According to the scholar Lin Ch'ing-ts'ai (2000), the current ritual songs of the Night Ceremony of various Taivoan communities are similar to some of the Siraya communities' ritual songs. However, their origin lies in the songs of the Taivoan communities in the Yujing Basin. Over the past several hundred years, as the Taivoan people migrated, these songs spread to areas such as Liuchongxi in Tainan, the mountain regions of Kaohsiung, and the Huadong Valley, and eventually to the Siraya communities.
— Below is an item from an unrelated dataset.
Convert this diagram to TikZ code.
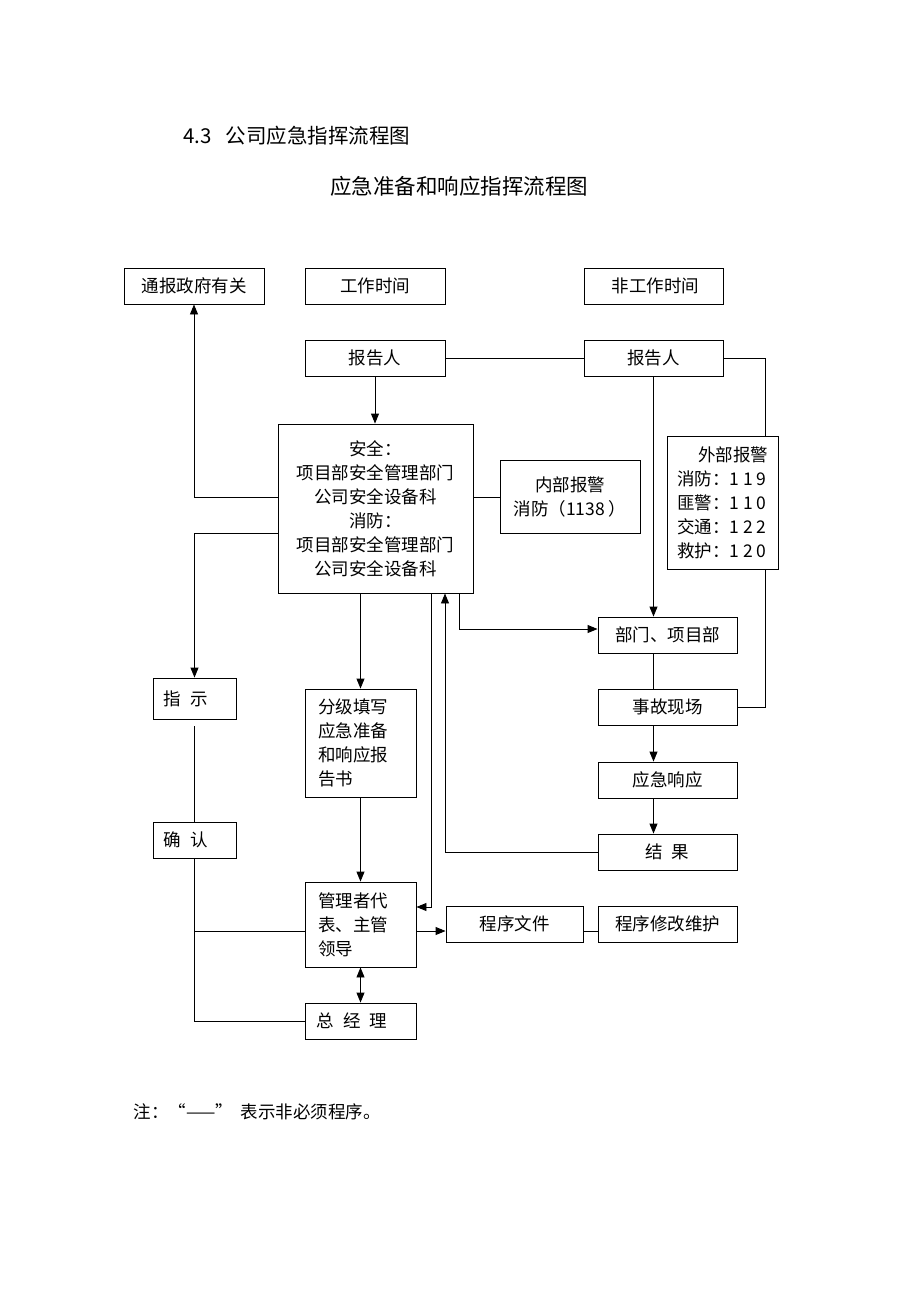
\documentclass[tikz,border=0pt]{standalone}
\usepackage{fontspec}
\setmainfont{Noto Sans CJK SC}
\usetikzlibrary{arrows.meta}

\begin{document}
\begin{tikzpicture}[x=1pt,y=-1pt]
	\tikzset{kasten/.style={draw, line width=0.9pt, minimum height=36pt, inner sep=2pt, align=center, font=\fontsize{17.5}{24}\selectfont}}
	\tikzset{links/.style={kasten, align=left, text width=85pt, inner xsep=13pt}}
	\tikzset{pfeil/.style={line width=0.9pt, -{Triangle[length=10pt,width=8pt]}}}
	\tikzset{linie/.style={line width=0.9pt}}
	\path[fill=white] (0,0) rectangle (920,1302);

	% Titles
	\node[anchor=west, font=\fontsize{20.5}{24}\selectfont] at (180,136) (t1) {4.3\ \ \ 公司应急指挥流程图};
	\node[font=\fontsize{21.5}{24}\selectfont] at (459,186) (t2) {应急准备和响应指挥流程图};

	% Boxes
	\node[kasten, minimum width=140pt] at (194,286) (gov) {通报政府有关};
	\node[kasten, minimum width=140pt] at (375,286) (work) {工作时间};
	\node[kasten, minimum width=139pt] at (653.5,286) (off) {\ 非工作时间};
	\node[kasten, minimum width=140pt] at (375,358) (r1) {报告人};
	\node[kasten, minimum width=139pt] at (653.5,358) (r2) {报告人};
	\node[kasten, minimum width=195pt, minimum height=169pt] at (375.5,508.5) (main) {安全：\\项目部安全管理部门\\公司安全设备科\\消防：\\项目部安全管理部门\\公司安全设备科};
	\node[kasten, minimum width=140pt, minimum height=73pt] at (570,497) (intern) {内部报警\\消防（1138\ ）};
	\node[kasten, align=left, minimum width=111pt, minimum height=133pt] at (722.5,502.5) (extern) {\spaceskip=0.6em\relax\hspace*{1.2em}外部报警\\消防：1 1 9\\匪警：1 1 0\\交通：1 2 2\\救护：1 2 0};
	\node[kasten, minimum width=139pt] at (667.5,635) (dept) {部门、项目部};
	\node[kasten, minimum width=83pt, minimum height=41pt] at (194.5,698.5) (hint) {指\enspace 示\hspace*{1em}};
	\node[links, minimum height=108pt] at (360.5,743) (form) {分级填写\\应急准备\\和响应报\\告书};
	\node[kasten, minimum width=139pt] at (667.5,707) (site) {事故现场};
	\node[kasten, minimum width=139pt] at (667.5,780) (resp) {应急响应};
	\node[kasten, minimum width=139pt] at (667.5,852) (result) {结\enspace 果};
	\node[kasten, minimum width=83pt] at (194.5,840) (conf) {确\enspace 认\hspace*{1em}};
	\node[links, minimum height=85pt] at (360.5,924.5) (mgmt) {管理者代\\表、主管\\领导};
	\node[kasten, minimum width=137pt] at (514.5,924) (doc) {程序文件};
	\node[kasten, minimum width=139pt] at (667.5,924) (maint) {程序修改维护};
	\node[kasten, minimum width=111pt] at (360.5,1021) (gm) {总\enspace 经\enspace 理\hspace*{1em}};

	% Note
	\node[anchor=west, font=\fontsize{17.5}{24}\selectfont] at (130,1112) (note) {注：“——”\ \ 表示非必须程序。};

	% Top part
	\draw[pfeil] (r1.south) -- (r1.south |- main.north);
	\draw[linie] (r1.east) -- (r2.west);
	\draw[pfeil] (r2.south) -- (r2.south |- dept.north);
	\draw[linie] (r2.east) -| ([xshift=42.5pt]extern.north);
	\draw[linie] ([xshift=42.5pt]extern.south) |- (site.east);
	\draw[pfeil] (main.west |- intern.west) -| (gov.south);
	\draw[pfeil] ([yshift=-24.5pt]main.west) -| (hint.north);
	\draw[linie] (intern.west -| main.east) -- (intern.west);

	% Below the main box
	\draw[pfeil] (form.north |- main.south) -- (form.north);
	\draw[pfeil] ([xshift=83.5pt]main.south) |- ([yshift=6pt]dept.west);
	\draw[pfeil] (result.west) -| ([xshift=69.5pt]main.south);
	\draw[pfeil] ([xshift=55.5pt]main.south) |- ([yshift=17.5pt]mgmt.east);

	% Right column
	\draw[linie] (dept.south -| r2.south) -- (site.north -| r2.south);
	\draw[pfeil] (site.south -| r2.south) -- (resp.north -| r2.south);
	\draw[pfeil] (resp.south -| r2.south) -- (result.north -| r2.south);

	% Bottom part
	\draw[pfeil] (form.south) -- (mgmt.north);
	\draw[pfeil] ([yshift=-6.5pt]mgmt.east) -- ([yshift=-6.5pt]mgmt.east -| doc.west);
	\draw[linie] ([yshift=-6.5pt]mgmt.east -| doc.east) -- ([yshift=-6.5pt]mgmt.east -| maint.west);
	\draw[line width=0.9pt, {Triangle[length=10pt,width=8pt]}-{Triangle[length=10pt,width=8pt]}] (mgmt.south) -- (gm.north);
	\draw[linie] ([yshift=-7pt]hint.south) -- (conf.north);
	\draw[linie] (conf.south) |- (gm.west);
	\draw[linie] ([yshift=-6.5pt]mgmt.west) -| (conf.south);
\end{tikzpicture}
\end{document}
Based on field research by Lin Ch'ing-ts'ai and anthropologist Pan Ing-hai, around 1922, the Highest Ancestral Spirit of the Danei Toushe community in Tainan helped a resident, Yang Wang, win a lawsuit. To fulfill the vow, Yang, through his wife Mao Lai-chih (a Taivoan medium of the Kaohsiung Rauron community), visited Rauron and learned the local "Indigenous Dance", and brought it back to Toushe to teach the villagers, recording it in Mandarin phonetics, spreading the Taivoan ritual songs to Siraya communities.

In 1915, the outbreak of the Tapani Incident in Kaohsiung led some of the Rauron Taivoan people to flee to Liuchongxi, where the ritual songs were once again spread to the Liuchongxi community.